To do: It is required that the lines from the top of the listing through the line with "var data = iterations.map(function(d, i)" be reproduced exactly, excluding pictures.

Data block:
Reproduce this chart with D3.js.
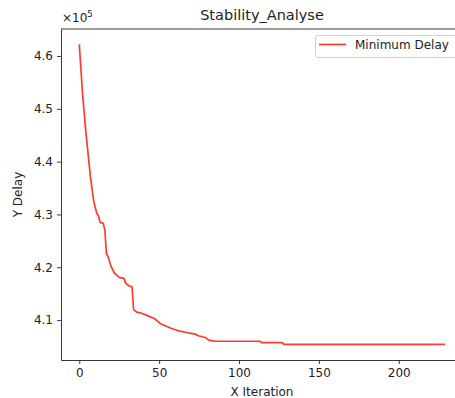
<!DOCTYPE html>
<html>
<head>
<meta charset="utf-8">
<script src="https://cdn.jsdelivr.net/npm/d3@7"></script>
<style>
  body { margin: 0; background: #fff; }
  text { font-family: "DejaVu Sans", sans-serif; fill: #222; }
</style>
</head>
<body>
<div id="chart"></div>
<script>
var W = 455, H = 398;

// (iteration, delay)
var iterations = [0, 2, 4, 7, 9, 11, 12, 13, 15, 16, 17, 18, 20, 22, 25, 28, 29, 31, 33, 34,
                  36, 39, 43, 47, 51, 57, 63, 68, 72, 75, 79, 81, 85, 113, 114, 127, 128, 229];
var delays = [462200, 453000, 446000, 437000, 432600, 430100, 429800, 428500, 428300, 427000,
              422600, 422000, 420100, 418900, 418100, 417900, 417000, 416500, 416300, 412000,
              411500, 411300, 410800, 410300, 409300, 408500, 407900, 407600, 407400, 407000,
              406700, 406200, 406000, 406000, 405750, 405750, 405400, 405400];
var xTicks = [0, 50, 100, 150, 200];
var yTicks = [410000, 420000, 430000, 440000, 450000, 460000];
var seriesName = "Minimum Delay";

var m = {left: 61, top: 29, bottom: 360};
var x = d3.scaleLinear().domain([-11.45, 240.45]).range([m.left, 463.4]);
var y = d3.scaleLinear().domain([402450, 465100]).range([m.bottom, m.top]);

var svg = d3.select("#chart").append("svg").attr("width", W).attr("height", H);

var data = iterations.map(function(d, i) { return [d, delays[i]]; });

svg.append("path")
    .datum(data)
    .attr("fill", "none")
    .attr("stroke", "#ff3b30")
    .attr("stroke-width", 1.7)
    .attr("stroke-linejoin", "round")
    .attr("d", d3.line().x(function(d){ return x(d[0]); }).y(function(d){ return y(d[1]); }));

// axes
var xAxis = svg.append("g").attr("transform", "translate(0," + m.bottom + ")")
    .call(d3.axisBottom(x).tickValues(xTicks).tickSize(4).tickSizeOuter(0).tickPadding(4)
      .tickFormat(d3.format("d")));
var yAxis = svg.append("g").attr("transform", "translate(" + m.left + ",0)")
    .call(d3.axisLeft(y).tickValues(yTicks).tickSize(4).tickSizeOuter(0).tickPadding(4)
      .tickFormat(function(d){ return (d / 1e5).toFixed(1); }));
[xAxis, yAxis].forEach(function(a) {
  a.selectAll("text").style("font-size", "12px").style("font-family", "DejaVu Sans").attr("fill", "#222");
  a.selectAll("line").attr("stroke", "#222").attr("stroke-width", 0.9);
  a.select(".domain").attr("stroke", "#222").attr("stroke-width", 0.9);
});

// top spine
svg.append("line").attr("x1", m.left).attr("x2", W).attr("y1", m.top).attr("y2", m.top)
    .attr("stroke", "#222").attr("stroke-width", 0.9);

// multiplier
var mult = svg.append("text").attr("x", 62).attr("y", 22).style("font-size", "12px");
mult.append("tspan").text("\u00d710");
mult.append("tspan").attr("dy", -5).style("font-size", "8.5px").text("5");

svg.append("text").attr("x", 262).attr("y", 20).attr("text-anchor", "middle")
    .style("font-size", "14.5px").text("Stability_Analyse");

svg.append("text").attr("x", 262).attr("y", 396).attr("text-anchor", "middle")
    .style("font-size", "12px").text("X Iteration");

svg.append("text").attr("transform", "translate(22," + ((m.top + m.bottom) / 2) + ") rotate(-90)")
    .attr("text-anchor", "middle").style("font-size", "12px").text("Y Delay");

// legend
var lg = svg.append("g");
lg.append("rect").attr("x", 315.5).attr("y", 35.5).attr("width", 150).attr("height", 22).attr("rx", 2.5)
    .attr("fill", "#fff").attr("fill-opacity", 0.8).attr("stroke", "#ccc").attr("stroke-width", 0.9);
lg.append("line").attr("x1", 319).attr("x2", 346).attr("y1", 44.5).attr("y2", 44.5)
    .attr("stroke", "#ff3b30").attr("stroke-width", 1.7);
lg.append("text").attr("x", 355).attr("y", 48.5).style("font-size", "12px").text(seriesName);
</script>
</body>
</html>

Result for this task:
Reproduce this chart with D3.js.
<!DOCTYPE html>
<html>
<head>
<meta charset="utf-8">
<script src="https://cdn.jsdelivr.net/npm/d3@7"></script>
<style>
  body { margin: 0; background: #fff; }
  text { font-family: "DejaVu Sans", sans-serif; fill: #222; }
</style>
</head>
<body>
<div id="chart"></div>
<script>
var W = 455, H = 398;

// (iteration, delay)
var iterations = [0, 2, 4, 7, 9, 11, 12, 13, 15, 16, 17, 18, 20, 22, 25, 28, 29, 31, 33, 34,
                  36, 39, 43, 47, 51, 57, 63, 68, 72, 75, 79, 81, 85, 113, 114, 127, 128, 229];
var delays = [462200, 453000, 446000, 437000, 432600, 430100, 429800, 428500, 428300, 427000,
              422600, 422000, 420100, 418900, 418100, 417900, 417000, 416500, 416300, 412000,
              411500, 411300, 410800, 410300, 409300, 408500, 407900, 407600, 407400, 407000,
              406700, 406200, 406000, 406000, 405750, 405750, 405400, 405400];
var xTicks = [0, 50, 100, 150, 200];
var yTicks = [410000, 420000, 430000, 440000, 450000, 460000];
var seriesName = "Minimum Delay";

var m = {left: 61, top: 29, bottom: 360};
var x = d3.scaleLinear().domain([-11.45, 240.45]).range([m.left, 463.4]);
var y = d3.scaleLinear().domain([402450, 465100]).range([m.bottom, m.top]);

var svg = d3.select("#chart").append("svg").attr("width", W).attr("height", H);

var data = iterations.map(function(d, i) { return [d, delays[i]]; });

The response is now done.